Why PICAS must fill the information vacuum

By Rob Willock

- Last updated on GMT

Related tags Pubs independent conciliation 17th century

Willock: "I would urge PICA-Service to fill the vacuum with what it knows before others fill it with what they don’t know"
Willock: "I would urge PICA-Service to fill the vacuum with what it knows before others fill it with what they don’t know"
Nature abhors a vacuum. Since at least the early 17th century, we have known — thanks to Galileo — that a void is immediately filled with its surrounding material. Rob Willock argues that we can apply this theory to information as much as to physics, particularly in regard to the latest PICA-Service ruling.

In the absence of objective facts and figures, subjective opinions and best-guess calculations appear. And that is the problem with the latest Pubs Independent Conciliation & Arbitration Service (PICA-Service) ruling that saw Enterprise sanctioned for breaching the spirit of its code of practice in its dealings with an unnamed tenant.

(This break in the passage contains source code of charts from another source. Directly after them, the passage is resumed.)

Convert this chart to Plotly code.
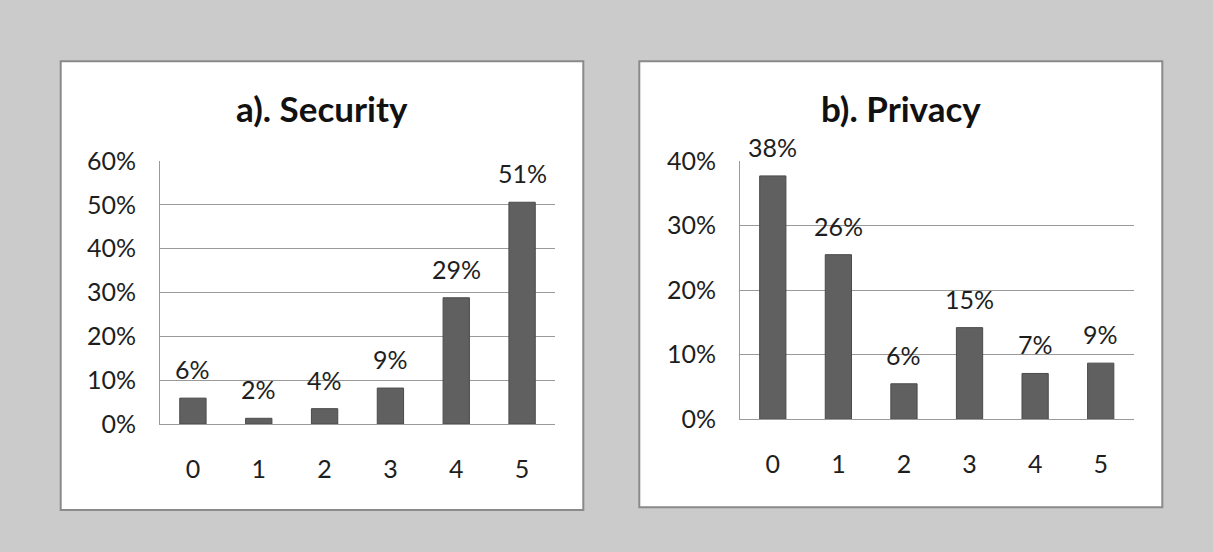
import plotly.graph_objects as go

W, H = 1213, 552

categories = ["0", "1", "2", "3", "4", "5"]
security_values = [0.059, 0.013, 0.035, 0.082, 0.288, 0.506]
security_labels = ["6%", "2%", "4%", "9%", "29%", "51%"]
privacy_values = [0.377, 0.255, 0.055, 0.142, 0.071, 0.087]
privacy_labels = ["38%", "26%", "6%", "15%", "7%", "9%"]
titles = ["a). Security", "b). Privacy"]

FONT = "Lato"
TXT = "#1e1e1e"
BAR = "#606060"
GRID = "#9a9a9a"

fig = go.Figure()

fig.add_trace(go.Bar(x=categories, y=security_values, xaxis="x", yaxis="y",
                     marker=dict(color=BAR, line=dict(color="#4a4a4a", width=1)),
                     width=0.4, showlegend=False, hoverinfo="skip"))
fig.add_trace(go.Bar(x=categories, y=privacy_values, xaxis="x2", yaxis="y2",
                     marker=dict(color=BAR, line=dict(color="#4a4a4a", width=1)),
                     width=0.4, showlegend=False, hoverinfo="skip"))

def px(v):
    return v / W

def py(v):
    return 1 - v / H

tickfont = dict(family=FONT, size=25, color=TXT)

common_x = dict(type="category", range=[-0.5, 5.5], showgrid=False, zeroline=False,
                showline=True, linecolor=GRID, linewidth=1, ticks="",
                tickfont=tickfont, ticklabelstandoff=23, fixedrange=True,
                automargin=False)
common_y = dict(showgrid=True, gridcolor=GRID, gridwidth=1, zeroline=False,
                showline=True, linecolor=GRID, linewidth=1, ticks="",
                tickformat=".0%", dtick=0.1, tickfont=tickfont,
                ticklabelstandoff=18, fixedrange=True, automargin=False)

fig.update_layout(
    width=W, height=H, autosize=False,
    margin=dict(l=0, r=0, t=0, b=0, pad=0, autoexpand=False),
    paper_bgcolor="#cbcbcb",
    plot_bgcolor="rgba(0,0,0,0)",
    showlegend=False,
    xaxis=dict(domain=[px(160), px(555)], anchor="y", **common_x),
    yaxis=dict(domain=[py(424), py(161)], anchor="x", range=[0, 0.6001], **common_y),
    xaxis2=dict(domain=[px(740), px(1133.5)], anchor="y2", **common_x),
    yaxis2=dict(domain=[py(419.3), py(161)], anchor="x2", range=[0, 0.4001], **common_y),
    shapes=[
        dict(type="rect", xref="paper", yref="paper", x0=px(60.7), x1=px(583.3),
             y0=py(510), y1=py(61.3), fillcolor="white",
             line=dict(color="#8a8a8a", width=2), layer="below"),
        dict(type="rect", xref="paper", yref="paper", x0=px(639.3), x1=px(1162.3),
             y0=py(507.3), y1=py(61.3), fillcolor="white",
             line=dict(color="#8a8a8a", width=2), layer="below"),
    ],
)

annotations = []
# panel titles
for title, cx in zip(titles, [(60.7 + 583.3) / 2, (639.3 + 1162.3) / 2]):
    annotations.append(dict(text=f"<b>{title}</b>", xref="paper", yref="paper",
                            x=px(cx), y=py(108), xanchor="center", yanchor="middle",
                            showarrow=False,
                            font=dict(family=FONT, size=35, color="#111111")))
# data labels
for xa, ya, vals, labs in [("x", "y", security_values, security_labels),
                           ("x2", "y2", privacy_values, privacy_labels)]:
    for c, v, lab in zip(categories, vals, labs):
        annotations.append(dict(text=lab, xref=xa, yref=ya, x=c, y=v,
                                xanchor="center", yanchor="bottom", yshift=12,
                                showarrow=False,
                                font=dict(family=FONT, size=25, color=TXT)))
fig.update_layout(annotations=annotations)

fig.write_html("out.html")
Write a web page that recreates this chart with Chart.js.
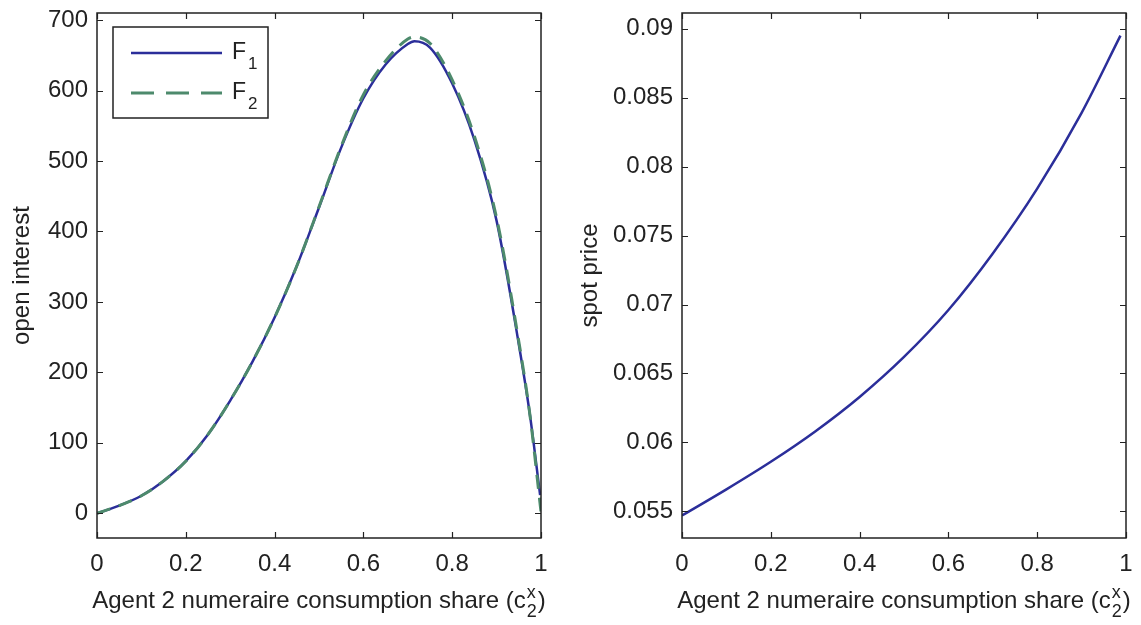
<!DOCTYPE html>
<html>
<head>
<meta charset="utf-8">
<script src="https://cdn.jsdelivr.net/npm/chart.js@4/dist/chart.umd.min.js"></script>
<style>
  html, body { margin: 0; padding: 0; background: #fff; }
  #wrap { position: relative; width: 1141px; height: 625px; overflow: hidden; }
  canvas { position: absolute; top: 0; }
  #izq { left: 0; }
  #der { left: 570px; }
</style>
</head>
<body>
<div id="wrap">
  <canvas id="izq" width="570" height="625"></canvas>
  <canvas id="der" width="571" height="625"></canvas>
</div>
<script>
// datos
const xF1 = [0, 0.05, 0.1, 0.15, 0.2, 0.25, 0.3, 0.35, 0.4, 0.45, 0.5, 0.55, 0.6, 0.65, 0.7, 0.715, 0.75, 0.8, 0.85, 0.9, 0.95, 0.975, 0.998];
const valF1 = [0, 11, 25, 46, 74, 112, 160, 215, 278, 351, 434, 519, 589, 637, 666, 670, 661, 610, 530, 415, 240, 140, 26];
const xF2 = [0, 0.05, 0.1, 0.15, 0.2, 0.25, 0.3, 0.35, 0.4, 0.45, 0.5, 0.55, 0.6, 0.65, 0.7, 0.715, 0.75, 0.8, 0.85, 0.9, 0.95, 0.975, 1];
const valF2 = [0, 11, 25, 46, 74, 112, 160, 215, 278, 351, 435, 521, 594, 642, 673, 676, 667, 615, 535, 419, 244, 140, 2];

const xSpot = [0, 0.1, 0.2, 0.3, 0.4, 0.5, 0.6, 0.7, 0.8, 0.9, 0.9875];
const valSpot = [0.0547, 0.0566, 0.0586, 0.0608, 0.0633, 0.0662, 0.0696, 0.0737, 0.0784, 0.0839, 0.0895];

const xTicks = [0, 0.2, 0.4, 0.6, 0.8, 1];
const yTicksOI = [0, 100, 200, 300, 400, 500, 600, 700];
const yTicksSpot = [0.055, 0.06, 0.065, 0.07, 0.075, 0.08, 0.085, 0.09];

const legendLabels = ['F', 'F'];
const legendSubs = ['1', '2'];
const xTitle = 'Agent 2 numeraire consumption share (c';

const AZUL = '#2b2e9a';
const VERDE = '#4d8a6c';
const TINTA = '#222222';
const FUENTE = '"Liberation Sans", Arial, Helvetica, sans-serif';

function pares(xs, ys) {
  return xs.map((x, i) => ({ x: x, y: ys[i] }));
}

// marco con marcas hacia dentro en los 4 lados
const marco = {
  id: 'marco',
  afterDatasetsDraw(chart) {
    const { ctx, chartArea: a, scales: { x, y } } = chart;
    ctx.save();
    ctx.strokeStyle = TINTA;
    ctx.lineWidth = 1.5;
    ctx.strokeRect(a.left, a.top, a.right - a.left, a.bottom - a.top);
    ctx.beginPath();
    x.ticks.forEach(t => {
      const px = Math.round(x.getPixelForValue(t.value)) + 0.5;
      ctx.moveTo(px, a.bottom); ctx.lineTo(px, a.bottom - 6);
      ctx.moveTo(px, a.top); ctx.lineTo(px, a.top + 6);
    });
    y.ticks.forEach(t => {
      const py = Math.round(y.getPixelForValue(t.value)) + 0.5;
      ctx.moveTo(a.left, py); ctx.lineTo(a.left + 6, py);
      ctx.moveTo(a.right, py); ctx.lineTo(a.right - 6, py);
    });
    ctx.lineWidth = 1.2;
    ctx.stroke();
    ctx.restore();
  }
};

// títulos de ejes (con c sub 2 sup x)
const titulos = {
  id: 'titulos',
  afterDraw(chart, args, opts) {
    const { ctx, chartArea: a } = chart;
    ctx.save();
    ctx.fillStyle = TINTA;
    ctx.textBaseline = 'alphabetic';
    ctx.textAlign = 'left';
    ctx.font = '24px ' + FUENTE;
    const wMain = ctx.measureText(xTitle).width;
    const wClose = ctx.measureText(')').width;
    ctx.font = '18px ' + FUENTE;
    const wScr = Math.max(ctx.measureText('x').width, ctx.measureText('2').width);
    const total = wMain + wScr + 2 + wClose;
    const x0 = (a.left + a.right) / 2 - total / 2;
    const base = 608;
    ctx.font = '24px ' + FUENTE;
    ctx.fillText(xTitle, x0, base);
    ctx.fillText(')', x0 + wMain + wScr + 2, base);
    ctx.font = '18px ' + FUENTE;
    ctx.fillText('x', x0 + wMain + 1, base - 10);
    ctx.fillText('2', x0 + wMain + 1, base + 9);

    ctx.font = '24px ' + FUENTE;
    ctx.translate(opts.yX, (a.top + a.bottom) / 2);
    ctx.rotate(-Math.PI / 2);
    ctx.textAlign = 'center';
    ctx.fillText(opts.yText, 0, 0);
    ctx.restore();
  }
};

// leyenda dentro del eje, arriba a la izquierda
const leyenda = {
  id: 'leyenda',
  afterDraw(chart) {
    const { ctx, chartArea: a } = chart;
    const bx = a.left + 16, by = a.top + 14, bw = 155, bh = 91;
    ctx.save();
    ctx.fillStyle = '#fff';
    ctx.fillRect(bx, by, bw, bh);
    ctx.strokeStyle = TINTA;
    ctx.lineWidth = 1.5;
    ctx.strokeRect(bx, by, bw, bh);
    chart.data.datasets.forEach((ds, i) => {
      const ly = by + 26 + i * 40;
      ctx.beginPath();
      ctx.strokeStyle = ds.borderColor;
      ctx.lineWidth = ds.borderWidth;
      ctx.setLineDash(i === 1 ? [23, 12] : []);
      ctx.moveTo(bx + 18, ly);
      ctx.lineTo(bx + 109, ly);
      ctx.stroke();
      ctx.setLineDash([]);
      ctx.fillStyle = TINTA;
      ctx.textAlign = 'left';
      ctx.textBaseline = 'alphabetic';
      ctx.font = '23px ' + FUENTE;
      ctx.fillText(legendLabels[i], bx + 119, ly + 6);
      const wF = ctx.measureText(legendLabels[i]).width;
      ctx.font = '17px ' + FUENTE;
      ctx.fillText(legendSubs[i], bx + 119 + wF + 2, ly + 16);
    });
    ctx.restore();
  }
};

function ejes(yMin, yMax, yTicks, yAncho) {
  const fuenteTicks = { family: FUENTE, size: 24 };
  const fmt = v => String(+(+v).toFixed(4));
  return {
    x: {
      type: 'linear', min: 0, max: 1,
      grid: { display: false, drawTicks: false },
      border: { display: false },
      ticks: { font: fuenteTicks, color: TINTA, padding: 12, callback: fmt, maxRotation: 0 },
      afterBuildTicks: s => { s.ticks = xTicks.map(v => ({ value: v })); },
      afterFit: s => { s.height = 87; s.paddingLeft = 0; s.paddingRight = 0; }
    },
    y: {
      type: 'linear', min: yMin, max: yMax,
      grid: { display: false, drawTicks: false },
      border: { display: false },
      ticks: { font: fuenteTicks, color: TINTA, padding: 9, callback: fmt },
      afterBuildTicks: s => { s.ticks = yTicks.map(v => ({ value: v })); },
      afterFit: s => { s.width = yAncho; s.paddingTop = 0; s.paddingBottom = 0; }
    }
  };
}

new Chart(document.getElementById('izq'), {
  type: 'line',
  data: {
    datasets: [
      { label: 'F1', data: pares(xF1, valF1), borderColor: AZUL, borderWidth: 2.5, pointRadius: 0, cubicInterpolationMode: 'monotone', order: 2 },
      { label: 'F2', data: pares(xF2, valF2), borderColor: VERDE, borderWidth: 3, borderDash: [14, 9], pointRadius: 0, cubicInterpolationMode: 'monotone', order: 1 }
    ]
  },
  options: {
    responsive: false, animation: false,
    layout: { padding: { top: 13, right: 29, left: 0, bottom: 0 } },
    plugins: { legend: { display: false }, tooltip: { enabled: false }, titulos: { yText: 'open interest', yX: 29 } },
    scales: ejes(-35, 710, yTicksOI, 97)
  },
  plugins: [marco, titulos, leyenda]
});

new Chart(document.getElementById('der'), {
  type: 'line',
  data: {
    datasets: [
      { label: 'spot', data: pares(xSpot, valSpot), borderColor: AZUL, borderWidth: 2.5, pointRadius: 0, cubicInterpolationMode: 'monotone' }
    ]
  },
  options: {
    responsive: false, animation: false,
    layout: { padding: { top: 13, right: 15, left: 0, bottom: 0 } },
    plugins: { legend: { display: false }, tooltip: { enabled: false }, titulos: { yText: 'spot price', yX: 27 } },
    scales: ejes(0.05307, 0.09114, yTicksSpot, 112)
  },
  plugins: [marco, titulos]
});
</script>
</body>
</html>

The public output of a complicated case amounted to just one paragraph in a one-page press release: “Whilst the PICA-Service panel recognised the level of support the respondents had supplied to the complainants over a period of time, it had concerns as to failures to demonstrate that the level and quality of its communication with its tenants were to the standards to be expected of them when undertaking a rent review. It found that the pub company had not acted in accordance with the spirit of its code of practice. Damages and costs were awarded to the tenants.”

It is ironic, to say the least, that the communication of a PICA-Service decision that criticises the quality of a respondent’s communication is itself so thin and unhelpful.

This is a deeply unsatisfactory conclusion to a hearing whose outcome was widely anticipated in the tenanted community and beyond. While the case itself was conducted for the benefit of the parties involved — and while one can have sympathy with the complainant wishing to remain anonymous — surely another vital aspect of PICA-Service rulings is their ability pour encourager les autres.

Wrist-slaps

In the words of one of our online forum posters: “We need to open this up. I’m far less concerned about the names and addresses of parties than I am about the detail of the failure. In doing so, we can ensure others are enlightened and future conduct improves.”

If pubcos see their peers’ failures punished, then maybe they can more effectively put their own houses in order and these practices will more quickly be eradicated. And if tenants and lessees can see the sorts of code infringements that are attracting criticism, they will be more confident in standing up for their rights.

I’d hate to think that PICA-Service is destined to hear time and time again complainants bemoaning the same sort of offences, and then ruling on them in camera​ without giving any real insight into the process or its findings.

Needless to say that, into this information vacuum, fanciful conspiracy theories have quickly arrived, including the suggestion that, while the Government is pondering the need for statutory regulation in the tenanted pub sector, PICA-Service will issue a few mild wrist-slaps to pubcos to show the system of self-regulation is working before reverting back to its role as pubco lapdog.

Unless it is happy to suffer such defamation, I would urge PICA-Service to fill the vacuum with what it knows before others fill it with what they don’t know.

In the words of Galileo’s contemporary William Shakespeare: “Nothing will come of nothing. Speak again.”